Depuis le plan Durafour de refonte des grilles de traitement des fonctionnaires (accords de février 1990), les professeurs agrégés ont connu un déclassement ininterrompu et sans équivalent pour aucun autre corps de la fonction publique d’État. Tous les corps avec lesquels les agrégés avaient la parité indiciaire (IPR, colonels, administrateurs civils, commissaires divisionnaires…) ont obtenu à ce moment l’accès à l’échelle lettre B ; les agrégés ont attendu 2017 et le PPCR, qui leur a pris d’une main ce qu’il donnait de l’autre ! Les IPR et même les IEN ont déjà obtenu la HEBbis, ainsi que les colonels et les commissaires divisionnaires ; les personnels de direction des EPLE y auront quant à eux accès au 1er janvier 2025. Pour les agrégés, il n’en est pas question actuellement.
Le déclassement s’est produit non seulement par rapport aux corps équivalents des autres ministères, mais également au sein même du ministère de l’Éducation nationale, puisque tous les corps d’enseignants, à l’exception des agrégés, ont vu leur situation s’améliorer au niveau indiciaire de manière significative – et le SNALC évidemment ne peut que s’en réjouir.

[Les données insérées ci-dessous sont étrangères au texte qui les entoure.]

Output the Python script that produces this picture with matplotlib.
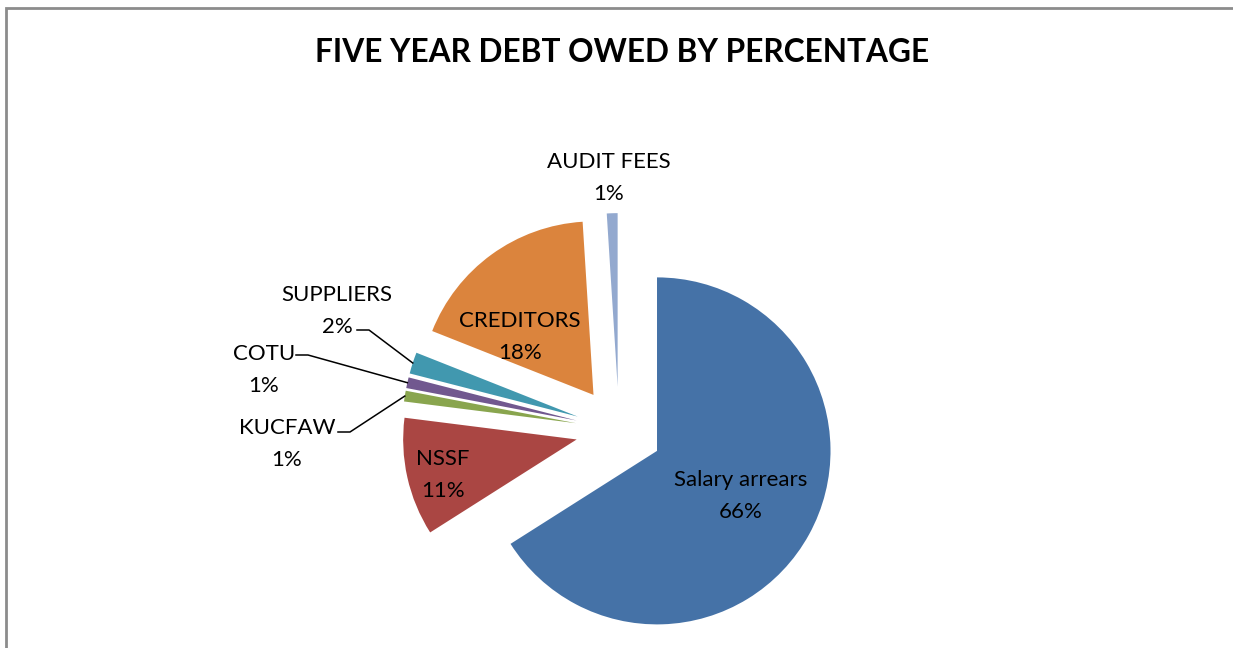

En 1990, un enseignant A-type terminait sa carrière à L’indice majoré (IM) 740 et un agrégé à l’IM 960 ; en 2023, c’est 977 pour le certifié, PLP, PE, P.EPS… et 977 aussi pour l’agrégé s’il n’obtient pas la classe exceptionnelle. Si l’on considère la période qui précède la création de la hors classe des certifiés jusqu’à nos jours, l’IM sommital est passé de 650 à 977, soit une augmentation de 50 % environ pour ce corps d’enseignants, alors que dans le même temps, l’indice terminal des agrégés est passé de 960 à 1072 soit une augmentation de seulement 11% !
Il existait par ailleurs une indemnité pour un professeur agrégé enseignant dans plus de 4 classes dont le montant était largement supérieur à l’ISOE part fixe , elle n’a jamais été revalorisée, puis elle a été supprimée quand l’ISOE, qui a évolué régulièrement en fonction de la valeur du point d’indice, a fini par la rattraper : pendant cette période transitoire, tous les enseignants ont donc connu une augmentation indemnitaire – certes bien modeste -, sauf les professeurs agrégés (voir décret 93-55 du 15 janvier 1993).
C’est le même processus qui est en cours avec l’indemnité des professeurs principaux agrégés (au collège et en classe de seconde), bloquée à 1609,44 € depuis des années alors que l’ISOE part modulable a été revalorisée.
Il faut souligner aussi que lorsqu’on augmente des indemnités de manière forfaitaire (d’un même montant quel que soit le corps) comme ce fut le cas de l’ISOE part fixe portée à 2550€ ou de la prime Grenelle, les agrégés sont proportionnellement moins revalorisés. De même, l’octroi de points d’IM de manière uniforme (comme les 5 points ajoutés au 1er Janvier 2024) ne leur est pas favorable, puisqu’en %, ils reçoivent moins que les autres corps.
Ainsi, petit à petit, quel que soit le pouvoir en place, et depuis près de 35 ans, la convergence se fait et la marche vers le corps unique des enseignants se poursuit – la création du corps des administrateurs de l’État, dans lequel on trouve maintenant les sous-préfets (à parité indiciaire avec les agrégés en 1989 !) et les administrateurs civils en est l’illustration dans un autre domaine.
Depuis les élections professionnelles de décembre 2022, il n’existe désormais plus qu’une seule instance paritaire pour tous les corps enseignants du second degré : la disparition des CAPA et CAPN agrégés annonce certainement la remise en cause à terme du caractère national de la gestion de ce corps et la disparition de sa singularité.
Pour finir, pour rappel, jusqu’à la session 1988, un professeur agrégé n’était pas stagiaire, mais en stage et titularisé dès la réussite au concours. Les agrégés ont perdu en 1989 cette particularité pour devenir agrégés stagiaires lors de l’année scolaire 1989-1990 dans les CPR (attaque directe sur leur statut). Mais si l’on peut admettre qu’un agrégé sortant de l’université et n’ayant jamais enseigné subisse ce sort, plus incongru est le fait qu’on nomme stagiaire, après sa réussite aux épreuves du concours interne (ou externe) de l’agrégation, un certifié expérimenté qui donne entière satisfaction dans ses classes, alors que le même aurait été agrégé titulaire s’il était passé par la liste d’aptitude. C’est tout le contraire de la version initiale du statut de 72, où les recrutés par liste d’aptitude effectuaient un stage probatoire avant titularisation dans le corps des agrégés ! Cela constitue la 1re attaque directe du concours d’agrégation, suivie de bien d’autres depuis.